Looking back on the pre-release hype now, it’s easy to see why the world was so excited for Assassin’s Creed III based upon its first trailer. Wolves! Jumping across trees! Hundreds of angry British redcoats charging across the Frontier plans of Revolution-era America to meet their death upon the end of a blade wielded by a feisty Native American Assassin. It was all pretty exciting.
For the most part, Creed number three was pretty well received by critics and players alike. This was largely because the game functioned. It loaded when you pressed the Start button, it created an expansive world on your television and gave you a man with a hood and some knives with which to explore it. 10/10.
No. Assassin’s Creed III is perhaps the series’ messiest and most disjointed title, powering past even the oddly apathetic Revelations to scoop up the (de)merits. Perhaps through little fault of their own, the team at Ubisoft Montreal took the promises made in the expo trailers and reduced them to static set-pieces and overwhelming quantities of features and menus, all while creating a protagonist infinitely less interesting than the villains he was up against. That it functioned is undeniable – whether it was great is debatable.
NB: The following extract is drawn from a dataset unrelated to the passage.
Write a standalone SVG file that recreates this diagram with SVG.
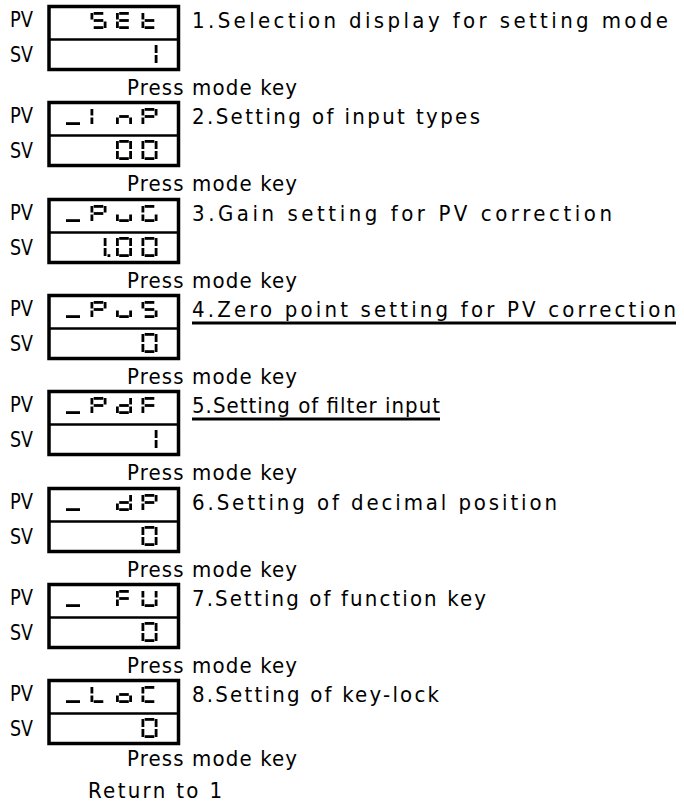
<svg xmlns="http://www.w3.org/2000/svg" xmlns:xlink="http://www.w3.org/1999/xlink" width="684" height="805" viewBox="0 0 684 805">
<style>
text{font-family:"DejaVu Sans Condensed","DejaVu Sans","Liberation Sans",sans-serif;font-size:22px;fill:#000}
.lbl{font-size:21px}
.frame{fill:#fff;stroke:#000;stroke-width:3.5}
.div{stroke:#000;stroke-width:2.5}
.ul{stroke:#000;stroke-width:3}
.s{fill:#000}
</style>
<defs>
<!-- PV segments (16x17) -->
<rect id="pa" class="s" x="3.2" y="0" width="9.6" height="2.8"/>
<rect id="pg" class="s" x="3.2" y="7.1" width="9.6" height="2.8"/>
<rect id="pd" class="s" x="3.2" y="14.2" width="9.6" height="2.8"/>
<rect id="pf" class="s" x="0" y="1" width="2.8" height="6.5"/>
<rect id="pe" class="s" x="0" y="9.5" width="2.8" height="6.5"/>
<rect id="pb" class="s" x="13.2" y="1" width="2.8" height="6.5"/>
<rect id="pc" class="s" x="13.2" y="9.5" width="2.8" height="6.5"/>
<rect id="pus" class="s" x="1" y="14.2" width="14" height="2.8"/>
<g id="cS"><use href="#pa"/><use href="#pf"/><use href="#pg"/><use href="#pc"/><use href="#pd"/></g>
<g id="cE"><use href="#pa"/><use href="#pf"/><use href="#pg"/><use href="#pe"/><use href="#pd"/></g>
<g id="ct"><use href="#pf"/><use href="#pg"/><use href="#pe"/><use href="#pd"/></g>
<g id="cI"><use href="#pf"/><use href="#pe"/></g>
<g id="cn"><use href="#pg"/><use href="#pe"/><use href="#pc"/></g>
<g id="cP"><use href="#pa"/><use href="#pf"/><use href="#pb"/><use href="#pg"/><use href="#pe"/></g>
<g id="cu"><use href="#pe"/><use href="#pd"/><use href="#pc"/></g>
<g id="cG"><use href="#pa"/><use href="#pf"/><use href="#pe"/><use href="#pd"/><use href="#pc"/></g>
<g id="cd"><use href="#pb"/><use href="#pc"/><use href="#pg"/><use href="#pe"/><use href="#pd"/></g>
<g id="cF"><use href="#pa"/><use href="#pf"/><use href="#pg"/><use href="#pe"/></g>
<g id="cU"><use href="#pf"/><use href="#pe"/><use href="#pd"/><use href="#pb"/><use href="#pc"/></g>
<g id="cL"><use href="#pf"/><use href="#pe"/><use href="#pd"/></g>
<g id="co"><use href="#pg"/><use href="#pe"/><use href="#pd"/><use href="#pc"/></g>
<g id="cC"><use href="#pa"/><use href="#pf"/><use href="#pe"/><use href="#pd"/></g>
<!-- SV segments (16x20) -->
<rect id="sa" class="s" x="3.2" y="0" width="9.6" height="2.8"/>
<rect id="sd" class="s" x="3.2" y="17.2" width="9.6" height="2.8"/>
<rect id="sf" class="s" x="0" y="1" width="2.8" height="8"/>
<rect id="se" class="s" x="0" y="11" width="2.8" height="8"/>
<rect id="sb" class="s" x="13.2" y="1" width="2.8" height="8"/>
<rect id="sc" class="s" x="13.2" y="11" width="2.8" height="8"/>
<g id="d0"><use href="#sa"/><use href="#sb"/><use href="#sc"/><use href="#sd"/><use href="#se"/><use href="#sf"/></g>
<g id="d1"><use href="#sb"/><use href="#sc"/></g>
<rect id="dp" class="s" x="17" y="17.2" width="2.8" height="2.8"/>
</defs>

<g id="step1" transform="translate(0,5)">
<rect class="frame" x="49" y="1.5" width="129.5" height="63"/>
<line class="div" x1="49" y1="34.5" x2="178.5" y2="34.5"/>
<text class="lbl" x="10" y="22" textLength="23" lengthAdjust="spacingAndGlyphs">PV</text><text class="lbl" x="10" y="57" textLength="23" lengthAdjust="spacingAndGlyphs">SV</text>
<use href="#cS" x="90.5" y="7"/><use href="#cE" x="116" y="7"/><use href="#ct" x="141.5" y="7"/>
<use href="#d1" x="141.5" y="39"/>
<text x="192" y="23" textLength="476" lengthAdjust="spacing">1.Selection display for setting mode</text>
</g>

<g id="step2" transform="translate(0,101)">
<rect class="frame" x="49" y="1.5" width="129.5" height="63"/>
<line class="div" x1="49" y1="34.5" x2="178.5" y2="34.5"/>
<text class="lbl" x="10" y="22" textLength="23" lengthAdjust="spacingAndGlyphs">PV</text><text class="lbl" x="10" y="57" textLength="23" lengthAdjust="spacingAndGlyphs">SV</text>
<use href="#pus" x="65" y="7"/><use href="#cI" x="90.5" y="7"/><use href="#cn" x="116" y="7"/><use href="#cP" x="141.5" y="7"/>
<use href="#d0" x="116" y="39"/><use href="#d0" x="141.5" y="39"/>
<text x="192" y="23" textLength="288" lengthAdjust="spacing">2.Setting of input types</text>
</g>

<g id="step3" transform="translate(0,198)">
<rect class="frame" x="49" y="1.5" width="129.5" height="63"/>
<line class="div" x1="49" y1="34.5" x2="178.5" y2="34.5"/>
<text class="lbl" x="10" y="22" textLength="23" lengthAdjust="spacingAndGlyphs">PV</text><text class="lbl" x="10" y="57" textLength="23" lengthAdjust="spacingAndGlyphs">SV</text>
<use href="#pus" x="65" y="7"/><use href="#cP" x="90.5" y="7"/><use href="#cu" x="116" y="7"/><use href="#cG" x="141.5" y="7"/>
<use href="#d1" x="90.5" y="39"/><use href="#dp" x="90.5" y="39"/><use href="#d0" x="116" y="39"/><use href="#d0" x="141.5" y="39"/>
<text x="192" y="23" textLength="420" lengthAdjust="spacing">3.Gain setting for PV correction</text>
</g>

<g id="step4" transform="translate(0,294)">
<rect class="frame" x="49" y="1.5" width="129.5" height="63"/>
<line class="div" x1="49" y1="34.5" x2="178.5" y2="34.5"/>
<text class="lbl" x="10" y="22" textLength="23" lengthAdjust="spacingAndGlyphs">PV</text><text class="lbl" x="10" y="57" textLength="23" lengthAdjust="spacingAndGlyphs">SV</text>
<use href="#pus" x="65" y="7"/><use href="#cP" x="90.5" y="7"/><use href="#cu" x="116" y="7"/><use href="#cS" x="141.5" y="7"/>
<use href="#d0" x="141.5" y="39"/>
<text x="192" y="23" textLength="484" lengthAdjust="spacing">4.Zero point setting for PV correction</text>
<line class="ul" x1="192" y1="29" x2="676" y2="29"/>
</g>

<g id="step5" transform="translate(0,390)">
<rect class="frame" x="49" y="1.5" width="129.5" height="63"/>
<line class="div" x1="49" y1="34.5" x2="178.5" y2="34.5"/>
<text class="lbl" x="10" y="22" textLength="23" lengthAdjust="spacingAndGlyphs">PV</text><text class="lbl" x="10" y="57" textLength="23" lengthAdjust="spacingAndGlyphs">SV</text>
<use href="#pus" x="65" y="7"/><use href="#cP" x="90.5" y="7"/><use href="#cd" x="116" y="7"/><use href="#cF" x="141.5" y="7"/>
<use href="#d1" x="141.5" y="39"/>
<text x="192" y="23" textLength="248" lengthAdjust="spacing">5.Setting of filter input</text>
<line class="ul" x1="192" y1="29" x2="440" y2="29"/>
</g>

<g id="step6" transform="translate(0,487)">
<rect class="frame" x="49" y="1.5" width="129.5" height="63"/>
<line class="div" x1="49" y1="34.5" x2="178.5" y2="34.5"/>
<text class="lbl" x="10" y="22" textLength="23" lengthAdjust="spacingAndGlyphs">PV</text><text class="lbl" x="10" y="57" textLength="23" lengthAdjust="spacingAndGlyphs">SV</text>
<use href="#pus" x="65" y="7"/><use href="#cd" x="116" y="7"/><use href="#cP" x="141.5" y="7"/>
<use href="#d0" x="141.5" y="39"/>
<text x="192" y="23" textLength="365" lengthAdjust="spacing">6.Setting of decimal position</text>
</g>

<g id="step7" transform="translate(0,583)">
<rect class="frame" x="49" y="1.5" width="129.5" height="63"/>
<line class="div" x1="49" y1="34.5" x2="178.5" y2="34.5"/>
<text class="lbl" x="10" y="22" textLength="23" lengthAdjust="spacingAndGlyphs">PV</text><text class="lbl" x="10" y="57" textLength="23" lengthAdjust="spacingAndGlyphs">SV</text>
<use href="#pus" x="65" y="7"/><use href="#cF" x="116" y="7"/><use href="#cU" x="141.5" y="7"/>
<use href="#d0" x="141.5" y="39"/>
<text x="192" y="23" textLength="294" lengthAdjust="spacing">7.Setting of function key</text>
</g>

<g id="step8" transform="translate(0,679)">
<rect class="frame" x="49" y="1.5" width="129.5" height="63"/>
<line class="div" x1="49" y1="34.5" x2="178.5" y2="34.5"/>
<text class="lbl" x="10" y="22" textLength="23" lengthAdjust="spacingAndGlyphs">PV</text><text class="lbl" x="10" y="57" textLength="23" lengthAdjust="spacingAndGlyphs">SV</text>
<use href="#pus" x="65" y="7"/><use href="#cL" x="90.5" y="7"/><use href="#co" x="116" y="7"/><use href="#cC" x="141.5" y="7"/>
<use href="#d0" x="141.5" y="39"/>
<text x="192" y="23" textLength="247" lengthAdjust="spacing">8.Setting of key-lock</text>
</g>

<g id="connectors">
<text x="127" y="95" textLength="170" lengthAdjust="spacing">Press mode key</text>
<text x="127" y="191" textLength="170" lengthAdjust="spacing">Press mode key</text>
<text x="127" y="288" textLength="170" lengthAdjust="spacing">Press mode key</text>
<text x="127" y="384" textLength="170" lengthAdjust="spacing">Press mode key</text>
<text x="127" y="480" textLength="170" lengthAdjust="spacing">Press mode key</text>
<text x="127" y="577" textLength="170" lengthAdjust="spacing">Press mode key</text>
<text x="127" y="673" textLength="170" lengthAdjust="spacing">Press mode key</text>
<text x="127" y="766" textLength="170" lengthAdjust="spacing">Press mode key</text>
<text x="88" y="798" textLength="134" lengthAdjust="spacing">Return to 1</text>
</g>
</svg>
Connor Kenway, distant relation of series mainstay Desmond Miles and American-Indian Assassin bore, lacked the gravitas bestowed upon the suave and infinitely charming Ezio Auditore of three Creeds gone before. What he did have was a super interesting and spunky dad, Haytham, but the two hours or so spent playing as him at the start are only there to reveal that he is part of the Templars – enemies of the Assassins and series bad guys. The next two hours following are spent playing as the surly Connor as he grows up in an Indian commune showing off to his mates and leaving his village to burn during a game of hide-and-seek. Good job Connor.
It’s not completely his fault that Creed III hummed like a stale public toilet. Unlike the open-ended Creeds that came before the game’s opening missions rope players into carrying out the most mundane of tasks without ever letting them do anything fun like climb a clock tower or stab a man in the face. When the reins are finally handed to the player and Connor gets his Assassin Boy Scout uniform – at around the five hour mark – the game ensures that you go nowhere fast by making actually getting places as troublesome as possible. The fast travel system doesn’t work and when Connor befriends a ship captain and gains access to his boat he can only sail a handful of places anyway. Not that he’d ever set sail, because the map didn’t work.
The missions were scripted to a frustrating degree of precision compared to the more freeform approach taken by Creed games gone before. An open-world environment ought to offer up multiple ways of tackling problems and yet missions largely revolved around riding horses, casually hiding or standing completely still and ordering men to shoot guns at other men on your behalf. It’s likely that the number of actual assassinations which take place in the course of the story can be counted on two hands.
Creed III‘s quality largely took a nosedive as a result of the sheer number of new systems that Ubisoft Montreal attempted to introduce into the works. Adding new features is no mean feat from the off – doing so while creating a new storyline inside a new game engine is asking for trouble. Wide-open areas of wilderness had beasts to hunt and items to craft from their skins and bones. Connor’s ship had upgrades to be bought and the homestead business had wood and other such supplies to be shipped in convoys up and down the East Coast.
If any of the menu systems could have been worked out, it’s likely that these things would have been great, but the homestead business got robbed once and then the menu seemed to stop working. Hunting became too much of an effort to carry out when it turned out that Connor must travel back to the city to do anything with his captured prizes. Too many features were crammed in without much thought.
Even the story, usually Assassin’s Creed‘s big saving grace, wasn’t hugely interesting. Despite including Benjamin Franklin, George Washington, Thomas Jefferson and Samuel Adams in its roster, Creed III succeeded in being immensely boring in part thanks to Connor the Two-by-Four but also largely because nothing seemed to actually happen. People were stabbed and shot and died without anybody ever really saying anything particularly interesting. The main villain even dies in a cutscene with no player involvement. And then America was free. Credits roll. Shoulders shrug.
It’s easy to spot the lessons learned after Assassin’s Creed III within the first two hours of its sequel, Black Flag. There’s no sprawling wilderness or childhood tutorials – no charming villain giving way to a dullard of a protagonist; instead, the world is opened up with collectibles galore to be collected and a pirate ship that can be sailed wherever the heart desires. There’s even an Assassin uniform ten minutes in, rather than a quarter of the way through the entire story.
Perhaps it’s best to look at the game as a stepping stone, a tough lesson in keeping game design under control and understanding, from the very beginning, exactly what your game is to be about. Had Assassin’s Creed III been about exactly what it promised at the start – fighting off wolves, refined exploration and plenty of hearty stabbing of heinous villain types – it may have turned out a little better than the game it became. On the plus side, the sequel that followed it is arguably all the better for the lessons learned before.